[Code that draws figures]
────
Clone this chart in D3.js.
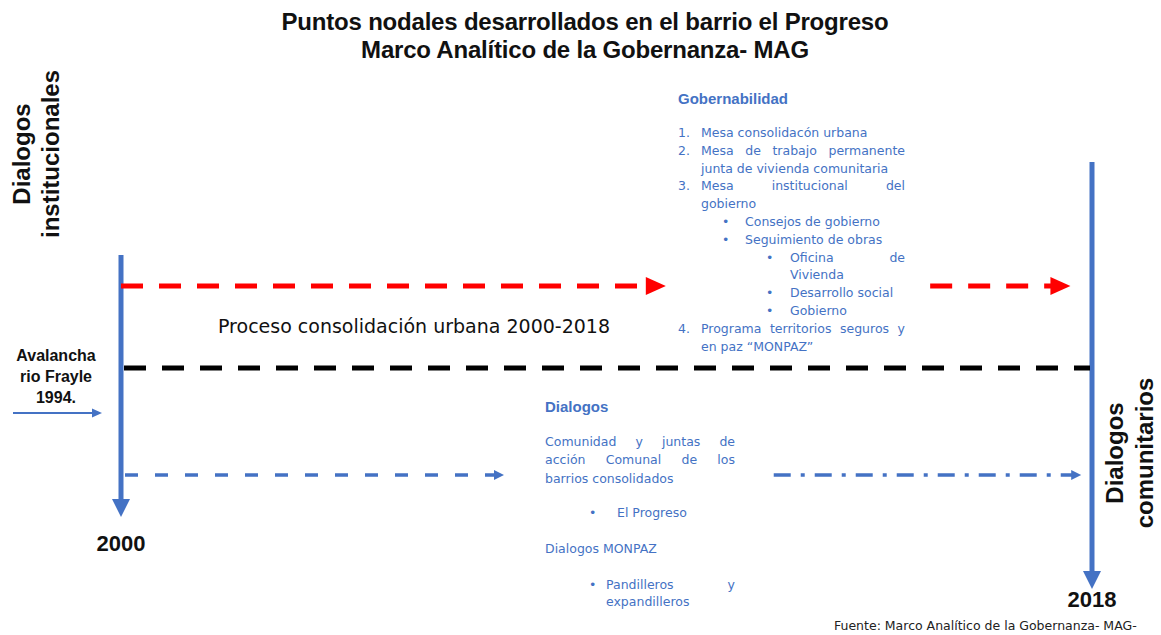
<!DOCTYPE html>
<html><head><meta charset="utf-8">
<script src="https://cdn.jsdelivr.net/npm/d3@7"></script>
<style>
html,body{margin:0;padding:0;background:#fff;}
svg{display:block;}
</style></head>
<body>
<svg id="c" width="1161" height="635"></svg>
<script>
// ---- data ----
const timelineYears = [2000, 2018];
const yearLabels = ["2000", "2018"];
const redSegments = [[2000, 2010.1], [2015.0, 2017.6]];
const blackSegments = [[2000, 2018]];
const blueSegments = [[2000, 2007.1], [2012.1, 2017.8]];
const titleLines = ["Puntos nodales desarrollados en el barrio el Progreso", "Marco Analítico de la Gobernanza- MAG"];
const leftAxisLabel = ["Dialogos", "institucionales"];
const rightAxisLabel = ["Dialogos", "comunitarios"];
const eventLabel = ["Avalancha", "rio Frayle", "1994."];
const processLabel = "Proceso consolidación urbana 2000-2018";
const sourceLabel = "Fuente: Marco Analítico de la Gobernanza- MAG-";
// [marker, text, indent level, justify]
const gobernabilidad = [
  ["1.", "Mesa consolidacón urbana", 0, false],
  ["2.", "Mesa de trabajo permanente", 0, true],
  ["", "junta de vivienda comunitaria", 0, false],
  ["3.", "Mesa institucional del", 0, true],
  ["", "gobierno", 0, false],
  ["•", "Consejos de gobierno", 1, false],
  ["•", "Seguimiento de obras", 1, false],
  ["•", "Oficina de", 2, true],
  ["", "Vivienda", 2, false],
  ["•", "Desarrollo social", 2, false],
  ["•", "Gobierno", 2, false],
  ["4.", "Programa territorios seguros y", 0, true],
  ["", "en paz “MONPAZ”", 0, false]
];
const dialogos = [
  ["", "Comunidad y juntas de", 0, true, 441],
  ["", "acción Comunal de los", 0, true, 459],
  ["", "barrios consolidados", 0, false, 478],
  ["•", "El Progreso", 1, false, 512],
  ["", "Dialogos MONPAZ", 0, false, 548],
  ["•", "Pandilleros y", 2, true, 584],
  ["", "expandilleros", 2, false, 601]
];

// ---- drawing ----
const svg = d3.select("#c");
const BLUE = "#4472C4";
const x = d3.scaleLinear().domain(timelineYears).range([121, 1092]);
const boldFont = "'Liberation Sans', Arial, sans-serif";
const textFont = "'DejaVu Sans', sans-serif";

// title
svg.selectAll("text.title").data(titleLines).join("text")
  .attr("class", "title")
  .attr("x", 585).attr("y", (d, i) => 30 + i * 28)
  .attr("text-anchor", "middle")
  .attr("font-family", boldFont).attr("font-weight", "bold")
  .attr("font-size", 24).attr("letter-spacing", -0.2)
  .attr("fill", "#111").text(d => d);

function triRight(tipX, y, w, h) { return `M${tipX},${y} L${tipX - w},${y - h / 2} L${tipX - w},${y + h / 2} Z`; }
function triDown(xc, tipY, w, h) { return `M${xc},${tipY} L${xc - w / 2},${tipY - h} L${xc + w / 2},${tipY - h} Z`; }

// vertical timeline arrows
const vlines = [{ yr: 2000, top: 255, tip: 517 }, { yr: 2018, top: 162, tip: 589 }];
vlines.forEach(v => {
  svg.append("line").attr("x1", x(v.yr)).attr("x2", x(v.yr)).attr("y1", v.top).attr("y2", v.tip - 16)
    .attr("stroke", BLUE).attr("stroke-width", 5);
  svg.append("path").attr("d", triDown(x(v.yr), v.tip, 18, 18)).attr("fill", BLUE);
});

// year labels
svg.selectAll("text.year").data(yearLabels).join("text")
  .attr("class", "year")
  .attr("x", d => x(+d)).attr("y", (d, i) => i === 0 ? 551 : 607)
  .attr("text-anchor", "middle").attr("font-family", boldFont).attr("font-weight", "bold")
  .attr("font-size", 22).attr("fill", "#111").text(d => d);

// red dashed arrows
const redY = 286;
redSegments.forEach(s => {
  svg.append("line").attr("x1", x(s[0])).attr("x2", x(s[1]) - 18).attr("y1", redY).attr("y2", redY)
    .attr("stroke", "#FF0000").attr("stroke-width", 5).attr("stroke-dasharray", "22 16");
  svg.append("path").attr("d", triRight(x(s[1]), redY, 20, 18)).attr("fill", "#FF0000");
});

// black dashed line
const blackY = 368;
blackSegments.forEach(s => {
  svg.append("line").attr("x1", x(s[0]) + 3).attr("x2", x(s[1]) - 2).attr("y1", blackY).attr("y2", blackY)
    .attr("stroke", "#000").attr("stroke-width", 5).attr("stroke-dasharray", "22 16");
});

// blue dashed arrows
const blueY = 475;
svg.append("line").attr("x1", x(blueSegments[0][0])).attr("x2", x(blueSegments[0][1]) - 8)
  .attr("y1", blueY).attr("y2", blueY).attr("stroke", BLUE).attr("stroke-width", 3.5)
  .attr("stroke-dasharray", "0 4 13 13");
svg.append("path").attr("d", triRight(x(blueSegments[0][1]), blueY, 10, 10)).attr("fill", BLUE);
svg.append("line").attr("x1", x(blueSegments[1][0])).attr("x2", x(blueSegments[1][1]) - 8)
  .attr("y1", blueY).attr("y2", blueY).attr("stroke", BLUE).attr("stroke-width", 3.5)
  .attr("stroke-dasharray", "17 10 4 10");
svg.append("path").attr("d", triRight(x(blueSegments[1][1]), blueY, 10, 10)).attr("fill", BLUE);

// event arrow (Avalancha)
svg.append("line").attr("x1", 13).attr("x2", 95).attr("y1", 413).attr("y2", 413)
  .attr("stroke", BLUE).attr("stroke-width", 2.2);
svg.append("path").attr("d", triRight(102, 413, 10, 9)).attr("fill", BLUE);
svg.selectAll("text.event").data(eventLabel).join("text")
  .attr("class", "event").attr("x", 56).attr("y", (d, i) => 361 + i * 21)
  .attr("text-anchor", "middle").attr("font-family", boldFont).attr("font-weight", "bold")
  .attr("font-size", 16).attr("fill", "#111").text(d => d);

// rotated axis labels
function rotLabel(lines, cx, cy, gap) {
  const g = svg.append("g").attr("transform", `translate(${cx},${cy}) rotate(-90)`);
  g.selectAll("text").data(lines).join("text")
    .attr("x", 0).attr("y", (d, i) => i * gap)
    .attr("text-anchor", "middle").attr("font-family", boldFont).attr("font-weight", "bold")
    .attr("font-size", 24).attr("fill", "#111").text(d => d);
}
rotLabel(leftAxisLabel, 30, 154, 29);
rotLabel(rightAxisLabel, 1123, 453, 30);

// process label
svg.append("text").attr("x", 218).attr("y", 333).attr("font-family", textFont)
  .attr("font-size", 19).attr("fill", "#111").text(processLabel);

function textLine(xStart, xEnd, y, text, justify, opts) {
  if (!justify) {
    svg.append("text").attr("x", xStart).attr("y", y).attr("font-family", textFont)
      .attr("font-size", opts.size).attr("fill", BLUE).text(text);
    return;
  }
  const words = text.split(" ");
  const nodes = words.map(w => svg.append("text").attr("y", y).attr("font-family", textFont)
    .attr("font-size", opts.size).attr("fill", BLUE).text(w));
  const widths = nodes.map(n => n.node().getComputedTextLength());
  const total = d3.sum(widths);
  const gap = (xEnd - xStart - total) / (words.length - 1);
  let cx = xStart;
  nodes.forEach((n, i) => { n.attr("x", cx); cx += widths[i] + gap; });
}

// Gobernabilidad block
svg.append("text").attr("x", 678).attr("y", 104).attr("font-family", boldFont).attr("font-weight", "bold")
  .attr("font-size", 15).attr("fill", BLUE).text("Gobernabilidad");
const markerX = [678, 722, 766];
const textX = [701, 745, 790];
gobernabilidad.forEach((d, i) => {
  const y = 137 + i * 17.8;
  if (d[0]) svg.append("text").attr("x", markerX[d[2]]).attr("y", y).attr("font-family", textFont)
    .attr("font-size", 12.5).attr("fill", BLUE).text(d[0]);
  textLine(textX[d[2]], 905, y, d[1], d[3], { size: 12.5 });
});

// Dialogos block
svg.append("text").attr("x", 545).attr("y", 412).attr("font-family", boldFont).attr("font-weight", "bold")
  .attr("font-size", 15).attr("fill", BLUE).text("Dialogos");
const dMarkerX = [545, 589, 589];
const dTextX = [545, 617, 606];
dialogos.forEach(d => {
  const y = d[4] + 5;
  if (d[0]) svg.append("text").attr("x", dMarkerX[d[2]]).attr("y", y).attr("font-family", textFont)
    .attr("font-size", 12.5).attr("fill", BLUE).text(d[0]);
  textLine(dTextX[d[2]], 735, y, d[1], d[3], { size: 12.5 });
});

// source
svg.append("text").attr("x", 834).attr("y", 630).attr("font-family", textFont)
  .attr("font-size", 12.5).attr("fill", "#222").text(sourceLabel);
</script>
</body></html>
────
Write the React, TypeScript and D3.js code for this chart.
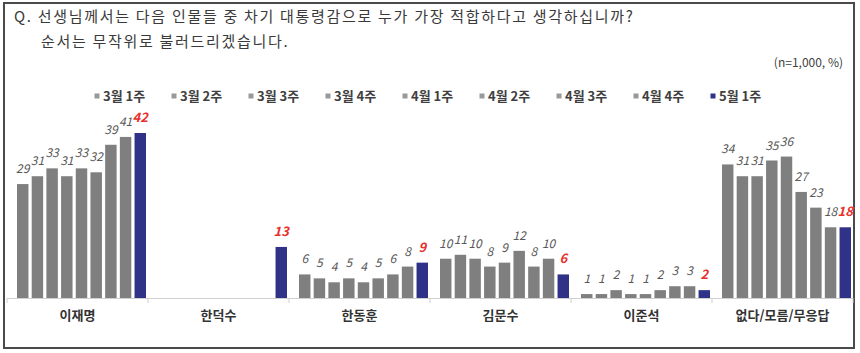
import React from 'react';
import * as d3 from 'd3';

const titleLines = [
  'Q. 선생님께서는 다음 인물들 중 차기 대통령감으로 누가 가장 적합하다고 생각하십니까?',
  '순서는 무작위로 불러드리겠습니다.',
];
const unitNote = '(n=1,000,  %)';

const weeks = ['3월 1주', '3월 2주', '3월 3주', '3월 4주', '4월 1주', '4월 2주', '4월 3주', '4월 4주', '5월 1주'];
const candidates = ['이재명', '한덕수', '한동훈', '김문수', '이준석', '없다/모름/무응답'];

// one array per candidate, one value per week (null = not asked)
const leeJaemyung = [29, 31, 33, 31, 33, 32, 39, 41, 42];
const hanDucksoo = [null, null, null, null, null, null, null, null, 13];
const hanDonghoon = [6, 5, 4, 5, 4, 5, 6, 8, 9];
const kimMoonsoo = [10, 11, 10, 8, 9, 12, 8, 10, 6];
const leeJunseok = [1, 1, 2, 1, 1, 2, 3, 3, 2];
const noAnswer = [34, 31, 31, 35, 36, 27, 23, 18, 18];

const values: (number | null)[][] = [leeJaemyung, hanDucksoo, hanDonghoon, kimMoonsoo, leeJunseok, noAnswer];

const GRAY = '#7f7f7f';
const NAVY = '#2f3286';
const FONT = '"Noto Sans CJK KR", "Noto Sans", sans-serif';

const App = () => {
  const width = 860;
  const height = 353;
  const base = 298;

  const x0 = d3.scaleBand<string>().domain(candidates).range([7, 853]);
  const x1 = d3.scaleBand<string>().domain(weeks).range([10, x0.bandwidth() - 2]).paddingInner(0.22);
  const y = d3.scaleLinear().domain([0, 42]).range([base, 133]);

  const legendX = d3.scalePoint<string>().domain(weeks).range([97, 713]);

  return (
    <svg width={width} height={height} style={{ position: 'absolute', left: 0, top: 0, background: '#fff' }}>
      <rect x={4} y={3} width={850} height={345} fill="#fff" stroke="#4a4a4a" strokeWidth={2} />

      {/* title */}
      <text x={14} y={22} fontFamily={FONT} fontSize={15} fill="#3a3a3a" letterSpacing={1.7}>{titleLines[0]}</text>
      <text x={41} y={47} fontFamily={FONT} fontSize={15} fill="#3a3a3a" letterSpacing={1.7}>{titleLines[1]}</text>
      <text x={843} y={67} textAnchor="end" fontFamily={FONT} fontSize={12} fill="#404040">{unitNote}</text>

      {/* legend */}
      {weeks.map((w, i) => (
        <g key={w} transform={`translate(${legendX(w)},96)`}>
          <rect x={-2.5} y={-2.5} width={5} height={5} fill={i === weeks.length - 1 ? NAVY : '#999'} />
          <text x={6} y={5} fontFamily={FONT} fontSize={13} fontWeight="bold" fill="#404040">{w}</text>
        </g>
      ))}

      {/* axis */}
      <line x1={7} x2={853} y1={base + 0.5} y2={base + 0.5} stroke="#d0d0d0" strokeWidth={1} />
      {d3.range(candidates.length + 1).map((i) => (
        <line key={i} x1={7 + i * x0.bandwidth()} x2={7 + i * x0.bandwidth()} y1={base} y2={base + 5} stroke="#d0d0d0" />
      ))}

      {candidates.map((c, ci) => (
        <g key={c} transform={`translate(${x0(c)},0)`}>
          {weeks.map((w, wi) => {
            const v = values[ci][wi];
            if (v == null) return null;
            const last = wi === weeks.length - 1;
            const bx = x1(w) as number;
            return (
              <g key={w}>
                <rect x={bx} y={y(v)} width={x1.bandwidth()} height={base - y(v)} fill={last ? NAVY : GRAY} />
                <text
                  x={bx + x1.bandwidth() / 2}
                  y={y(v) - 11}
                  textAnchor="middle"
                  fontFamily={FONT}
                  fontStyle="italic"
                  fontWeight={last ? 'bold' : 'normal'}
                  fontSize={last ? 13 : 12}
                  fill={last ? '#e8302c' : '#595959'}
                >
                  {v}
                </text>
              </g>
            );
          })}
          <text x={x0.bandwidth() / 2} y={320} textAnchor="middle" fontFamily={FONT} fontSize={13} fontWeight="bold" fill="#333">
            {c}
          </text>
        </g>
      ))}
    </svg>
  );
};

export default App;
────
Find "React". Copy every line it occurs in.

Write the React, TypeScript and D3.js code for this chart.
import React from 'react';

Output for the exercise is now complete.